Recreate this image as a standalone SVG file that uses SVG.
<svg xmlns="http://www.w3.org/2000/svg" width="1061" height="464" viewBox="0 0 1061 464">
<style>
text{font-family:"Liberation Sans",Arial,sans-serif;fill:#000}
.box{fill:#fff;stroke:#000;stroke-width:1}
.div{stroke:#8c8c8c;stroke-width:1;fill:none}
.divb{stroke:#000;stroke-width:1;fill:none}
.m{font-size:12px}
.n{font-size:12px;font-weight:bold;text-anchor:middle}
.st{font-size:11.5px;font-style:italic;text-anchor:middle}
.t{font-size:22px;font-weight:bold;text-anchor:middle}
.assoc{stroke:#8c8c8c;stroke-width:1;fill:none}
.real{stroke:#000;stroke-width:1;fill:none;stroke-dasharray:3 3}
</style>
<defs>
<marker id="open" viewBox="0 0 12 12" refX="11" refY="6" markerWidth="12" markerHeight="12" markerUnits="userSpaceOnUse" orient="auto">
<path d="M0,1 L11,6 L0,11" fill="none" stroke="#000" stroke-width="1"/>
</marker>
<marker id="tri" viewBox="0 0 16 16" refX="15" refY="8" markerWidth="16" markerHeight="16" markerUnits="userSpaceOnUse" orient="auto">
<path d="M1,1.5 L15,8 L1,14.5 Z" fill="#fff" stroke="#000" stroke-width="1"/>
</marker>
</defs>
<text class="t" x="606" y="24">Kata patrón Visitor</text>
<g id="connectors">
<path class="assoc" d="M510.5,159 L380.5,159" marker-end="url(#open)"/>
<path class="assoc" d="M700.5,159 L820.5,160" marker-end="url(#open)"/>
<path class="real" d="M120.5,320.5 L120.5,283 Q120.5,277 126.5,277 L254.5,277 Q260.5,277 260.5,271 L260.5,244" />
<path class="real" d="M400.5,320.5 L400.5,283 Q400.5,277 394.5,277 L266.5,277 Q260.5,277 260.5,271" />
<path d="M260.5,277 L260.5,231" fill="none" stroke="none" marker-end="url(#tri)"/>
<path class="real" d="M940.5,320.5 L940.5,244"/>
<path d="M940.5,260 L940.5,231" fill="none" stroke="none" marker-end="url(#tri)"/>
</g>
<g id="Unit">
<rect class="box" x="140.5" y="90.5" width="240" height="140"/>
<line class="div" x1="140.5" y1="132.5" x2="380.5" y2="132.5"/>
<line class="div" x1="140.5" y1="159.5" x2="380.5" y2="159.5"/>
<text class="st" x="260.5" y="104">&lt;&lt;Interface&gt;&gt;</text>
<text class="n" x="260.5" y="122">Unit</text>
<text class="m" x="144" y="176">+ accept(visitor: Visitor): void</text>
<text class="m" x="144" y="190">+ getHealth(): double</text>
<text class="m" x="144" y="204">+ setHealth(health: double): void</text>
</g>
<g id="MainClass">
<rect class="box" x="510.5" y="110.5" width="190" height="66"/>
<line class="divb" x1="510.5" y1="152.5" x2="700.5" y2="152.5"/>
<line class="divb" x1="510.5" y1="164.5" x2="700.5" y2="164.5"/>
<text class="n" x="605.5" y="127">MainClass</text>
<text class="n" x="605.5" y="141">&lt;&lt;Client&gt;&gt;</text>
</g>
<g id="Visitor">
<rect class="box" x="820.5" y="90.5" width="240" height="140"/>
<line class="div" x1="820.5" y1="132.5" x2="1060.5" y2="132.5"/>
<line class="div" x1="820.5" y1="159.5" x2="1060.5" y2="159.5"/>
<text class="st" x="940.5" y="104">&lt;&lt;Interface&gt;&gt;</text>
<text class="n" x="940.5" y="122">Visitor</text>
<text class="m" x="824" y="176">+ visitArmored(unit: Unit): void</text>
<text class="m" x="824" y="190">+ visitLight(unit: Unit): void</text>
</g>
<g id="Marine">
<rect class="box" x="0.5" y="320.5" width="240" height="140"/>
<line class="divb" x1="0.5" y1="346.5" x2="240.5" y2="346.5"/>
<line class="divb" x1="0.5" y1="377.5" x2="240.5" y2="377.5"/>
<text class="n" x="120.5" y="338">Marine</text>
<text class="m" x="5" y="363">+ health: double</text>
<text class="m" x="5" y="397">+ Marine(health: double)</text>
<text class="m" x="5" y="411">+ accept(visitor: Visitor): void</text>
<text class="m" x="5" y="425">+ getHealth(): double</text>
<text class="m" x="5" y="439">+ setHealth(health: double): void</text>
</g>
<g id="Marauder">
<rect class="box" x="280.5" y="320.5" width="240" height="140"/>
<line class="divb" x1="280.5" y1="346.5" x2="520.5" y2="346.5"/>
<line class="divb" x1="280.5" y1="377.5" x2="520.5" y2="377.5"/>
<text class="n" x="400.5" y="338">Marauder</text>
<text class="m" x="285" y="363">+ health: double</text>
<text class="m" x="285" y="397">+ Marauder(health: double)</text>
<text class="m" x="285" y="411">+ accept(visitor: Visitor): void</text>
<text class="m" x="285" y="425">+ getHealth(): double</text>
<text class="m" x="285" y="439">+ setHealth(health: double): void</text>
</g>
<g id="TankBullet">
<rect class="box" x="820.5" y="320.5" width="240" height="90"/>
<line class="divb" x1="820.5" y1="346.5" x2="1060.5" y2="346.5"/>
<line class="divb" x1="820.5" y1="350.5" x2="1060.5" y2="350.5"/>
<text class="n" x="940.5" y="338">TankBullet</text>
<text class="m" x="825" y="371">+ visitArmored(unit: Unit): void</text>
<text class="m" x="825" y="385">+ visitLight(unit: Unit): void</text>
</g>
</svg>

### GOAL
Go through the material above line by line and copy it exactly.

### ANSWER
Recreate this image as a standalone SVG file that uses SVG.
<svg xmlns="http://www.w3.org/2000/svg" width="1061" height="464" viewBox="0 0 1061 464">
<style>
text{font-family:"Liberation Sans",Arial,sans-serif;fill:#000}
.box{fill:#fff;stroke:#000;stroke-width:1}
.div{stroke:#8c8c8c;stroke-width:1;fill:none}
.divb{stroke:#000;stroke-width:1;fill:none}
.m{font-size:12px}
.n{font-size:12px;font-weight:bold;text-anchor:middle}
.st{font-size:11.5px;font-style:italic;text-anchor:middle}
.t{font-size:22px;font-weight:bold;text-anchor:middle}
.assoc{stroke:#8c8c8c;stroke-width:1;fill:none}
.real{stroke:#000;stroke-width:1;fill:none;stroke-dasharray:3 3}
</style>
<defs>
<marker id="open" viewBox="0 0 12 12" refX="11" refY="6" markerWidth="12" markerHeight="12" markerUnits="userSpaceOnUse" orient="auto">
<path d="M0,1 L11,6 L0,11" fill="none" stroke="#000" stroke-width="1"/>
</marker>
<marker id="tri" viewBox="0 0 16 16" refX="15" refY="8" markerWidth="16" markerHeight="16" markerUnits="userSpaceOnUse" orient="auto">
<path d="M1,1.5 L15,8 L1,14.5 Z" fill="#fff" stroke="#000" stroke-width="1"/>
</marker>
</defs>
<text class="t" x="606" y="24">Kata patrón Visitor</text>
<g id="connectors">
<path class="assoc" d="M510.5,159 L380.5,159" marker-end="url(#open)"/>
<path class="assoc" d="M700.5,159 L820.5,160" marker-end="url(#open)"/>
<path class="real" d="M120.5,320.5 L120.5,283 Q120.5,277 126.5,277 L254.5,277 Q260.5,277 260.5,271 L260.5,244" />
<path class="real" d="M400.5,320.5 L400.5,283 Q400.5,277 394.5,277 L266.5,277 Q260.5,277 260.5,271" />
<path d="M260.5,277 L260.5,231" fill="none" stroke="none" marker-end="url(#tri)"/>
<path class="real" d="M940.5,320.5 L940.5,244"/>
<path d="M940.5,260 L940.5,231" fill="none" stroke="none" marker-end="url(#tri)"/>
</g>
<g id="Unit">
<rect class="box" x="140.5" y="90.5" width="240" height="140"/>
<line class="div" x1="140.5" y1="132.5" x2="380.5" y2="132.5"/>
<line class="div" x1="140.5" y1="159.5" x2="380.5" y2="159.5"/>
<text class="st" x="260.5" y="104">&lt;&lt;Interface&gt;&gt;</text>
<text class="n" x="260.5" y="122">Unit</text>
<text class="m" x="144" y="176">+ accept(visitor: Visitor): void</text>
<text class="m" x="144" y="190">+ getHealth(): double</text>
<text class="m" x="144" y="204">+ setHealth(health: double): void</text>
</g>
<g id="MainClass">
<rect class="box" x="510.5" y="110.5" width="190" height="66"/>
<line class="divb" x1="510.5" y1="152.5" x2="700.5" y2="152.5"/>
<line class="divb" x1="510.5" y1="164.5" x2="700.5" y2="164.5"/>
<text class="n" x="605.5" y="127">MainClass</text>
<text class="n" x="605.5" y="141">&lt;&lt;Client&gt;&gt;</text>
</g>
<g id="Visitor">
<rect class="box" x="820.5" y="90.5" width="240" height="140"/>
<line class="div" x1="820.5" y1="132.5" x2="1060.5" y2="132.5"/>
<line class="div" x1="820.5" y1="159.5" x2="1060.5" y2="159.5"/>
<text class="st" x="940.5" y="104">&lt;&lt;Interface&gt;&gt;</text>
<text class="n" x="940.5" y="122">Visitor</text>
<text class="m" x="824" y="176">+ visitArmored(unit: Unit): void</text>
<text class="m" x="824" y="190">+ visitLight(unit: Unit): void</text>
</g>
<g id="Marine">
<rect class="box" x="0.5" y="320.5" width="240" height="140"/>
<line class="divb" x1="0.5" y1="346.5" x2="240.5" y2="346.5"/>
<line class="divb" x1="0.5" y1="377.5" x2="240.5" y2="377.5"/>
<text class="n" x="120.5" y="338">Marine</text>
<text class="m" x="5" y="363">+ health: double</text>
<text class="m" x="5" y="397">+ Marine(health: double)</text>
<text class="m" x="5" y="411">+ accept(visitor: Visitor): void</text>
<text class="m" x="5" y="425">+ getHealth(): double</text>
<text class="m" x="5" y="439">+ setHealth(health: double): void</text>
</g>
<g id="Marauder">
<rect class="box" x="280.5" y="320.5" width="240" height="140"/>
<line class="divb" x1="280.5" y1="346.5" x2="520.5" y2="346.5"/>
<line class="divb" x1="280.5" y1="377.5" x2="520.5" y2="377.5"/>
<text class="n" x="400.5" y="338">Marauder</text>
<text class="m" x="285" y="363">+ health: double</text>
<text class="m" x="285" y="397">+ Marauder(health: double)</text>
<text class="m" x="285" y="411">+ accept(visitor: Visitor): void</text>
<text class="m" x="285" y="425">+ getHealth(): double</text>
<text class="m" x="285" y="439">+ setHealth(health: double): void</text>
</g>
<g id="TankBullet">
<rect class="box" x="820.5" y="320.5" width="240" height="90"/>
<line class="divb" x1="820.5" y1="346.5" x2="1060.5" y2="346.5"/>
<line class="divb" x1="820.5" y1="350.5" x2="1060.5" y2="350.5"/>
<text class="n" x="940.5" y="338">TankBullet</text>
<text class="m" x="825" y="371">+ visitArmored(unit: Unit): void</text>
<text class="m" x="825" y="385">+ visitLight(unit: Unit): void</text>
</g>
</svg>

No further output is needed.